Record extracts ▸
= = = = = = =
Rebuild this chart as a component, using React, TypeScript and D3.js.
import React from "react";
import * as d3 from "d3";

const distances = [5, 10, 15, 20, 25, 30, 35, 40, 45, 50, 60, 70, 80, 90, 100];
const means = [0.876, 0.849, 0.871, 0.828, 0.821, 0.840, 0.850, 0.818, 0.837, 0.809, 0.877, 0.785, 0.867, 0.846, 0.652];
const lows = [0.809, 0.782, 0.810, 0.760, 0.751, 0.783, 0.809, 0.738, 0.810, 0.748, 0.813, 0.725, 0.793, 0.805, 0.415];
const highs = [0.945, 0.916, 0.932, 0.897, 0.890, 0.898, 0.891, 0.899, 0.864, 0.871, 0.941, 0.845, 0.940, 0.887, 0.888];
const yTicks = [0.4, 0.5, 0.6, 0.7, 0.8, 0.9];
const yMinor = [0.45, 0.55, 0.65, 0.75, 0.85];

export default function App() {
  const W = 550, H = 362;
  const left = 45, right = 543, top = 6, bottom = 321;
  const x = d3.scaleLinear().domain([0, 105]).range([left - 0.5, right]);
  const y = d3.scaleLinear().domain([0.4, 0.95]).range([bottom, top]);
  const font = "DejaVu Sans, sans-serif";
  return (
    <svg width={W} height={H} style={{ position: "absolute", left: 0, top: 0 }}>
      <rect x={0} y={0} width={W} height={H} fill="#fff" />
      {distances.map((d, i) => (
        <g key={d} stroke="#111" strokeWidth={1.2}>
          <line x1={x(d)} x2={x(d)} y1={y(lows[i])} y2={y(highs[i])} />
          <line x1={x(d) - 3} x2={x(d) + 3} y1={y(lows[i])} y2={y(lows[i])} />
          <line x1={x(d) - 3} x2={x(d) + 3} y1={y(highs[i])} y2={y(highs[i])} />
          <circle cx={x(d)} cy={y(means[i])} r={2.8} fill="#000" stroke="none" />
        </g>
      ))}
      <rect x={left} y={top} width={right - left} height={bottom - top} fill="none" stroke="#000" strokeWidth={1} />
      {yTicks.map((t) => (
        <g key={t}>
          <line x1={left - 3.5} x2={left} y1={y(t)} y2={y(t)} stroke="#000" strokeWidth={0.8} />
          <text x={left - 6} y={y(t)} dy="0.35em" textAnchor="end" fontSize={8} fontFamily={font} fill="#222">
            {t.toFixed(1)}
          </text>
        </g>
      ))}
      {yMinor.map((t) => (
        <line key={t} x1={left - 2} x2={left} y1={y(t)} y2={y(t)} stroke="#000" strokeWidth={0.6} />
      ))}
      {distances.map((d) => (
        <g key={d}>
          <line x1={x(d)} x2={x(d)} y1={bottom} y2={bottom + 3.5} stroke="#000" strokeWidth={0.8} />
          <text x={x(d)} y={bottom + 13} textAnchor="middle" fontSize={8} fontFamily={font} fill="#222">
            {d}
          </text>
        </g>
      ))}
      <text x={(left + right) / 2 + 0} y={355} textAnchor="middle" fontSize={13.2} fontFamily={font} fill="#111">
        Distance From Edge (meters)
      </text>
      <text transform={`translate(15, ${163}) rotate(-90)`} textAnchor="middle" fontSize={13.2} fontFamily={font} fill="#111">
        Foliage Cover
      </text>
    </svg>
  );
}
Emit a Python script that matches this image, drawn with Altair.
= = = = = = =
Without leaving anything out, give the entries again exactly.

Rebuild this chart as a component, using React, TypeScript and D3.js.
import React from "react";
import * as d3 from "d3";

const distances = [5, 10, 15, 20, 25, 30, 35, 40, 45, 50, 60, 70, 80, 90, 100];
const means = [0.876, 0.849, 0.871, 0.828, 0.821, 0.840, 0.850, 0.818, 0.837, 0.809, 0.877, 0.785, 0.867, 0.846, 0.652];
const lows = [0.809, 0.782, 0.810, 0.760, 0.751, 0.783, 0.809, 0.738, 0.810, 0.748, 0.813, 0.725, 0.793, 0.805, 0.415];
const highs = [0.945, 0.916, 0.932, 0.897, 0.890, 0.898, 0.891, 0.899, 0.864, 0.871, 0.941, 0.845, 0.940, 0.887, 0.888];
const yTicks = [0.4, 0.5, 0.6, 0.7, 0.8, 0.9];
const yMinor = [0.45, 0.55, 0.65, 0.75, 0.85];

export default function App() {
  const W = 550, H = 362;
  const left = 45, right = 543, top = 6, bottom = 321;
  const x = d3.scaleLinear().domain([0, 105]).range([left - 0.5, right]);
  const y = d3.scaleLinear().domain([0.4, 0.95]).range([bottom, top]);
  const font = "DejaVu Sans, sans-serif";
  return (
    <svg width={W} height={H} style={{ position: "absolute", left: 0, top: 0 }}>
      <rect x={0} y={0} width={W} height={H} fill="#fff" />
      {distances.map((d, i) => (
        <g key={d} stroke="#111" strokeWidth={1.2}>
          <line x1={x(d)} x2={x(d)} y1={y(lows[i])} y2={y(highs[i])} />
          <line x1={x(d) - 3} x2={x(d) + 3} y1={y(lows[i])} y2={y(lows[i])} />
          <line x1={x(d) - 3} x2={x(d) + 3} y1={y(highs[i])} y2={y(highs[i])} />
          <circle cx={x(d)} cy={y(means[i])} r={2.8} fill="#000" stroke="none" />
        </g>
      ))}
      <rect x={left} y={top} width={right - left} height={bottom - top} fill="none" stroke="#000" strokeWidth={1} />
      {yTicks.map((t) => (
        <g key={t}>
          <line x1={left - 3.5} x2={left} y1={y(t)} y2={y(t)} stroke="#000" strokeWidth={0.8} />
          <text x={left - 6} y={y(t)} dy="0.35em" textAnchor="end" fontSize={8} fontFamily={font} fill="#222">
            {t.toFixed(1)}
          </text>
        </g>
      ))}
      {yMinor.map((t) => (
        <line key={t} x1={left - 2} x2={left} y1={y(t)} y2={y(t)} stroke="#000" strokeWidth={0.6} />
      ))}
      {distances.map((d) => (
        <g key={d}>
          <line x1={x(d)} x2={x(d)} y1={bottom} y2={bottom + 3.5} stroke="#000" strokeWidth={0.8} />
          <text x={x(d)} y={bottom + 13} textAnchor="middle" fontSize={8} fontFamily={font} fill="#222">
            {d}
          </text>
        </g>
      ))}
      <text x={(left + right) / 2 + 0} y={355} textAnchor="middle" fontSize={13.2} fontFamily={font} fill="#111">
        Distance From Edge (meters)
      </text>
      <text transform={`translate(15, ${163}) rotate(-90)`} textAnchor="middle" fontSize={13.2} fontFamily={font} fill="#111">
        Foliage Cover
      </text>
    </svg>
  );
}
Emit a Python script that matches this image, drawn with Altair.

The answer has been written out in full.